There are numerous iconic calls and catchphrases that have come from play-by-play announcers over the years that resonate with sports fans. There is Kevin Harlan’s “no regard for human life” and Mike Breen’s “bang” that come to mind immediately. Bill Walton in his time as a broadcaster had an iconic line that many have overlooked as the years have gone by. Picture a center or power forward barreling down the lane and finishing with an emphatic slam dunk, only to hear the jubilant voice of Walton bellowing “throw it down big man”. It was a simple call with as much personality as the man who said it. Walton approached broadcasting with the same tremendous preparation and unbridled joy as he did when he was a player.

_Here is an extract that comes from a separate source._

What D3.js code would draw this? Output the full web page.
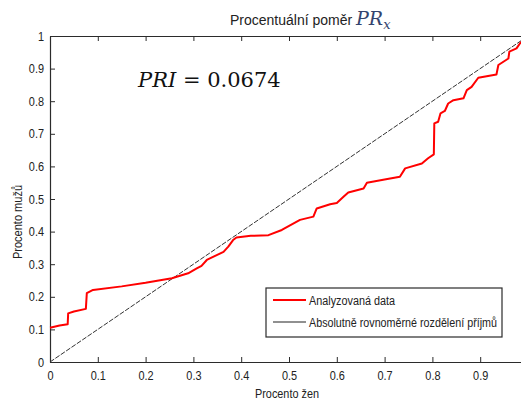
<!DOCTYPE html>
<html>
<head>
<meta charset="utf-8">
<script src="https://cdn.jsdelivr.net/npm/d3@7"></script>
<style>
  html, body { margin: 0; padding: 0; background: #fff; }
  svg { display: block; }
</style>
</head>
<body>
<div id="chart"></div>
<script>
// Lorenz-type curve: cumulative share of women (x) vs cumulative share of men (y)
const shareWomen = [0, 0.02, 0.037, 0.038, 0.05, 0.075, 0.077, 0.09, 0.15, 0.2, 0.255, 0.289,
  0.307, 0.317, 0.328, 0.363, 0.373, 0.383, 0.39, 0.42, 0.457, 0.485, 0.523, 0.551, 0.558,
  0.586, 0.6, 0.614, 0.624, 0.656, 0.663, 0.7, 0.732, 0.743, 0.778, 0.791, 0.803, 0.804,
  0.812, 0.817, 0.826, 0.833, 0.844, 0.865, 0.872, 0.882, 0.896, 0.934, 0.938, 0.959,
  0.961, 0.976, 0.983, 1];
const shareMen = [0.105, 0.112, 0.116, 0.149, 0.155, 0.163, 0.211, 0.221, 0.232, 0.243, 0.257, 0.272,
  0.287, 0.295, 0.313, 0.338, 0.354, 0.374, 0.382, 0.387, 0.389, 0.405, 0.436, 0.446, 0.471,
  0.484, 0.488, 0.507, 0.52, 0.532, 0.55, 0.56, 0.568, 0.594, 0.609, 0.625, 0.637, 0.732,
  0.737, 0.763, 0.77, 0.793, 0.803, 0.809, 0.834, 0.844, 0.872, 0.882, 0.911, 0.931,
  0.952, 0.962, 0.977, 1];

// Perfectly equal distribution (diagonal)
const equalX = [0, 1];
const equalY = [0, 1];

const xTicks = [0, 0.1, 0.2, 0.3, 0.4, 0.5, 0.6, 0.7, 0.8, 0.9, 1];
const xTickLabels = ["0", "0.1", "0.2", "0.3", "0.4", "0.5", "0.6", "0.7", "0.8", "0.9", ""];
const yTicks = [0, 0.1, 0.2, 0.3, 0.4, 0.5, 0.6, 0.7, 0.8, 0.9, 1];
const yTickLabels = ["0", "0.1", "0.2", "0.3", "0.4", "0.5", "0.6", "0.7", "0.8", "0.9", "1"];
const seriesNames = ["Analyzovaná data", "Absolutně rovnoměrné rozdělení příjmů"];
const pri = "0.0674";

const W = 521, H = 401;
const margin = { left: 50, top: 36, right: 528, bottom: 362 };

const svg = d3.select("#chart").append("svg")
  .attr("width", W).attr("height", H);

const x = d3.scaleLinear().domain([0, 1]).range([margin.left, margin.right]);
const y = d3.scaleLinear().domain([0, 1]).range([margin.bottom, margin.top]);

const axisColor = "#2b2b2b";
const sans = "'Liberation Sans', Arial, sans-serif";
const squeeze = 0.84; // narrow look of the axis lettering

// Axes: ticks point inward, like a boxed plot
const xAxis = svg.append("g")
  .attr("transform", `translate(0,${margin.bottom})`)
  .call(d3.axisBottom(x).tickValues(xTicks).tickFormat((d, i) => xTickLabels[i])
    .tickSizeInner(-5).tickSizeOuter(0).tickPadding(9));
const xTop = svg.append("g")
  .attr("transform", `translate(0,${margin.top})`)
  .call(d3.axisTop(x).tickValues(xTicks).tickFormat("").tickSizeInner(-5).tickSizeOuter(0));
const yAxis = svg.append("g")
  .attr("transform", `translate(${margin.left},0)`)
  .call(d3.axisLeft(y).tickValues(yTicks).tickFormat((d, i) => yTickLabels[i])
    .tickSizeInner(-5).tickSizeOuter(0).tickPadding(6));

[xAxis, xTop, yAxis].forEach(g => {
  g.select(".domain").attr("stroke", axisColor).attr("stroke-width", 1.2);
  g.selectAll(".tick line").attr("stroke", axisColor);
  g.selectAll(".tick text").attr("fill", "#222").attr("font-size", 13)
    .attr("font-family", sans);
});
xAxis.selectAll(".tick text").attr("transform", `scale(${squeeze},1)`);
yAxis.selectAll(".tick text")
  .attr("x", -6 / squeeze)
  .attr("transform", `scale(${squeeze},1)`);

const line = d3.line().x(d => x(d[0])).y(d => y(d[1]));

// Diagonal of equal distribution
svg.append("path")
  .datum(d3.zip(equalX, equalY))
  .attr("d", line)
  .attr("fill", "none")
  .attr("stroke", "#333")
  .attr("stroke-width", 1)
  .attr("stroke-dasharray", "5,1.5");

// Analysed data curve
svg.append("path")
  .datum(d3.zip(shareWomen, shareMen))
  .attr("d", line)
  .attr("fill", "none")
  .attr("stroke", "#ff0000")
  .attr("stroke-width", 2)
  .attr("stroke-linejoin", "round");

// Title
const title = svg.append("text")
  .attr("x", 230).attr("y", 25)
  .attr("font-family", sans)
  .attr("font-size", 14).attr("fill", "#222");
title.append("tspan").text("Procentuální poměr ");
title.append("tspan")
  .attr("font-family", "'DejaVu Serif', 'Liberation Serif', serif")
  .attr("font-style", "italic").attr("font-size", 19).attr("fill", "#34446e")
  .text("PR");
title.append("tspan")
  .attr("font-family", "'DejaVu Serif', 'Liberation Serif', serif")
  .attr("font-style", "italic").attr("font-size", 13).attr("fill", "#34446e")
  .attr("dy", 4)
  .text("x");

// Index annotation
const ann = svg.append("text")
  .attr("x", 138).attr("y", 87)
  .attr("font-family", "'DejaVu Serif', 'Liberation Serif', serif")
  .attr("font-size", 21).attr("fill", "#111");
ann.append("tspan").attr("font-style", "italic").text("PRI");
ann.append("tspan").text(" = " + pri);

// Axis labels
svg.append("text")
  .attr("x", 287).attr("y", 398)
  .attr("text-anchor", "middle")
  .attr("font-family", sans).attr("font-size", 13).attr("fill", "#222")
  .attr("textLength", 64).attr("lengthAdjust", "spacingAndGlyphs")
  .text("Procento žen");
svg.append("text")
  .attr("transform", "translate(22,222) rotate(-90)")
  .attr("text-anchor", "middle")
  .attr("font-family", sans).attr("font-size", 13).attr("fill", "#222")
  .attr("textLength", 74).attr("lengthAdjust", "spacingAndGlyphs")
  .text("Procento mužů");

// Legend
const lg = svg.append("g");
lg.append("rect")
  .attr("x", 266).attr("y", 288).attr("width", 236).attr("height", 49)
  .attr("fill", "#fff").attr("stroke", axisColor).attr("stroke-width", 1.2);
const legendColors = ["#ff0000", "#222"];
const legendWidths = [86, 188];
seriesNames.forEach((name, i) => {
  const ly = 300 + i * 22;
  lg.append("line")
    .attr("x1", 273).attr("x2", 306).attr("y1", ly).attr("y2", ly)
    .attr("stroke", legendColors[i]).attr("stroke-width", i === 0 ? 2 : 1.2);
  lg.append("text")
    .attr("x", 309).attr("y", ly + 4.5)
    .attr("font-family", sans).attr("font-size", 12).attr("fill", "#222")
    .attr("textLength", legendWidths[i]).attr("lengthAdjust", "spacingAndGlyphs")
    .text(name);
});
</script>
</body>
</html>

Broadcasts with Bill Walton were often a celebration of basketball and individuality. They gave Walton an opportunity to share bits and pieces of himself and his vibrant personality with the world. These moments were filled with jokes, props, and hyperbolic statements that were equal parts ridiculous and entertaining. There was always something that was so infectious about the way he presented a game, where it felt like you were at Bill’s house on the couch next to him just watching a game and listening to him tell stories.

The action sometimes became secondary to him going off on a tangent about something that simply struck him in the moment. There have been fans that didn’t like this style and felt that Walton was taking away from the game and not providing enough insight. I think that those fans are missing the point. To Bill, life was amazing. And basketball was equally amazing. He lived for the game and it became an important part of his life. So as the two blended together his commentary became a ride through the thoughts of a man that was a student of the game and a lover of life.

Walton on broadcasts gave us a small glimpse into the fascinating human being that he was. A man that loved with everything that he had. He was notably a huge fan of the Grateful Dead and had a deep appreciation for music, going as far as to name certain rooms in his house after famous musicians. He also stood for what he believed in and was a fierce opponent of the Vietnam War, one of the few prominent white athletes that opposed the war at the time.

He was a ball of positive energy for all that interacted with him over the years. The irony is that he could have been bitter and cursed fate for saddling him with injuries that shortened his career and brought him discomfort later in life. But he was always a beacon of light, a humble boisterous man that was energized by life. The basketball world lost a shining star this week, Bill Walton was as unique of a player and person as they come, and we were all so lucky to have experienced what he had to give to the world.